И попробуй доказать обратное.
"Сегодня в полночь начнется боевая операция", — вдруг добавила Рей более человечным тоном.
"Как это касается меня?" — поднял бровь Шут.
"Я хочу, что бы ты меня сопровождал".
Кирпич, упавший на голову в чистом поле. Повестка из военкомата, пришедшая в уединенную избушку в лесу. Многомиллионный выигрыш в лотерею, билет которой куплен на последние деньги. Все это не могло сравниться по шокирующему эффекту с короткой мыслефразой голубоволосой девочки.
"Ч‑что?!"
"Я хочу, что бы ты меня сопровождал".
"В смысле… то есть как? Вряд ли меня пустят в контактную капсулу", — мысли Шута были в смятении.
"Не физически", — терпеливо пояснила Рей.
"А, ты в этом смысле… Но зачем тебе это?"
"Твое присутствие укрощает Еву‑00. Я смогу сосредоточиться на сражении без риска потери контроля".
И попробуй только отказать.
"Н-ну ладно, я не против.
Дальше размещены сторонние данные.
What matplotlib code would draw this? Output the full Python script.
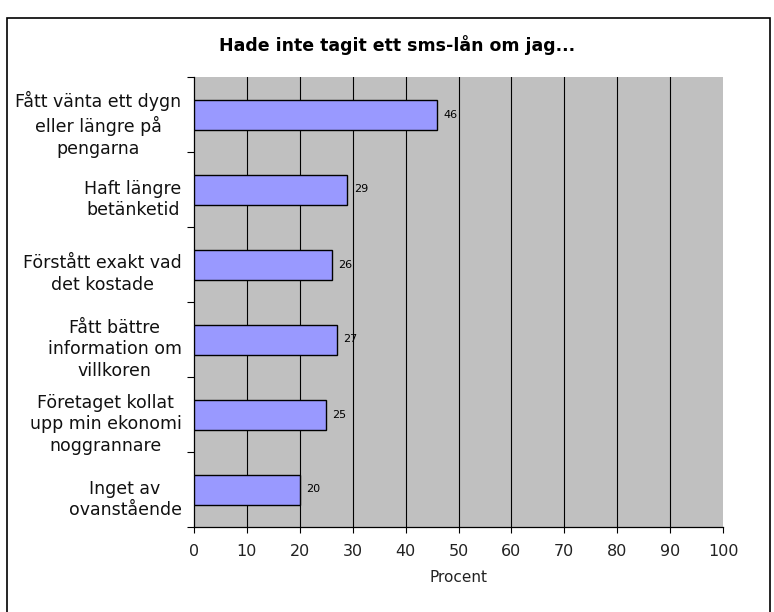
import numpy as np
import matplotlib.pyplot as plt
from matplotlib.patches import Rectangle
from matplotlib.transforms import ScaledTranslation

# data
kategorier = ['Fått vänta ett dygn\neller längre på\npengarna',
              'Haft längre\nbetänketid',
              'Förstått exakt vad\ndet kostade',
              'Fått bättre\ninformation om\nvillkoren',
              'Företaget kollat\nupp min ekonomi\nnoggrannare',
              'Inget av\novanstående']
procent = [46, 29, 26, 27, 25, 20]
xticks = [0, 10, 20, 30, 40, 50, 60, 70, 80, 90, 100]

plt.rcParams['font.family'] = ['DejaVu Sans']

fig = plt.figure(figsize=(7.74, 6.12), dpi=100)
fig.patch.set_facecolor('white')

# ramka runt diagrammet
fig.patches.append(Rectangle((7 / 774, -0.05), (770 - 7) / 774, 1.05 - 18 / 612,
                             transform=fig.transFigure, fill=False,
                             edgecolor='black', linewidth=1.2))

ax = fig.add_axes([194 / 774, 1 - 527 / 612, (723 - 194) / 774, 450 / 612])
ax.set_facecolor('#C0C0C0')

y = np.arange(len(kategorier))
ax.barh(y, procent, height=0.4, color='#9999FF', edgecolor='black', linewidth=1.0, zorder=3)
for yi, v in zip(y, procent):
    ax.annotate(str(v), (v, yi), xytext=(4.5, 0), textcoords='offset points',
                va='center', ha='left', fontsize=8, zorder=4)

ax.set_xlim(0, 100)
ax.set_ylim(len(kategorier) - 0.5, -0.5)
for xv in xticks[1:-1]:
    ax.axvline(xv, color='black', linewidth=0.8, zorder=1)

ax.set_xticks(xticks)
ax.set_xticklabels([str(t) for t in xticks], fontsize=11.5, color='#222222')
ax.tick_params(axis='x', direction='out', length=4, width=0.8, pad=8)

ax.set_yticks(np.arange(len(kategorier) + 1) - 0.5)
ax.set_yticklabels([])
ax.set_yticks(y, minor=True)
ax.set_yticklabels(kategorier, minor=True, fontsize=12.5, ha='right',
                   multialignment='center', linespacing=1.28, color='#111111')
ax.tick_params(axis='y', which='major', direction='out', length=5, width=0.8)
ax.tick_params(axis='y', which='minor', length=0, pad=9)
# etykiety lekko w dol
for lab in ax.get_yticklabels(minor=True):
    lab.set_transform(lab.get_transform() + ScaledTranslation(0, -6 / 100, fig.dpi_scale_trans))

for s in ['top', 'right']:
    ax.spines[s].set_visible(False)
ax.spines['left'].set_linewidth(0.9)
ax.spines['bottom'].set_linewidth(0.9)

ax.set_xlabel('Procent', fontsize=11, labelpad=8, color='#222222')
fig.text(397 / 774, 1 - 45 / 612, 'Hade inte tagit ett sms-lån om jag...',
         ha='center', va='center', fontsize=12.5, fontweight='bold')

plt.savefig('out.png', dpi=100)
Но мне нужно быть не слишком далеко, а выход из штаб–квартиры закрыт".
"Это не проблема".
— Аянами? — раздался слабый голос.
Синдзи очнулся.
— Я вас оставлю, — быстро сказал Шут, вставая со стула и направляясь к двери.
В голове царил бардак, над которым выделялось четкое осознание того, что его, Шута, только что рекрутировали в передовой отряд ангелоборцев. И очень не хотелось вспоминать, чем обычно заканчивается судьба таких отрядов.
Глава 7: Ночь большого огня
Есть в жизни каждого человека переломные моменты. Вот, например, учится студент три года прилежно, сдает все вовремя, участвует в конференциях, жует гранит высшей науки так, что аж за ушами трещит. А потом, вдруг раз — начинает неделями не появляться на занятиях, резко толстеет (или наоборот — худеет), рвет контакты с друзьями и, чтобы не отчислили нафиг, уходит в академический отпуск на неопределенное время. А все из–за чего? Да потому что в один переломный для него момент, вышеупомянутый студент подумал: "Интересно, что это за ерунда такая — World of Warcraft?" и кликнул ссылку в Google. И все, человек еще движется, питается и испражняется, но в остальных аспектах он мертвец, просто еще не знает об этом.
Бывает и наоборот. Живет себе какой–нибудь синюга, трудится дворником или сантехником, за плечами детдом и судимость, из развлечений — черно–белый телевизор доперестроечного выпуска и водка, из жизненных перспектив — только медленно сгнить. И так день за днем. И однажды, после ночи в "обезьяннике" куда его упекли за драку, он встречает в подъезде выброшенного хозяевами щенка. Щенок по простоте душевной ластится к нему, облизывает морщинистые, покрытые наколками руки. И вся та нерастраченная теплота, что десятилетиями загонялась как можно глубже, внезапно прорывается на этот наивно виляющий хвостом комочек меха. И когда наш синюга загнется, наконец, от цирроза, найдется кто–то, кто искренне оплачет его вырытую за казенный счет могилу. А то, что это не человек — дело десятое.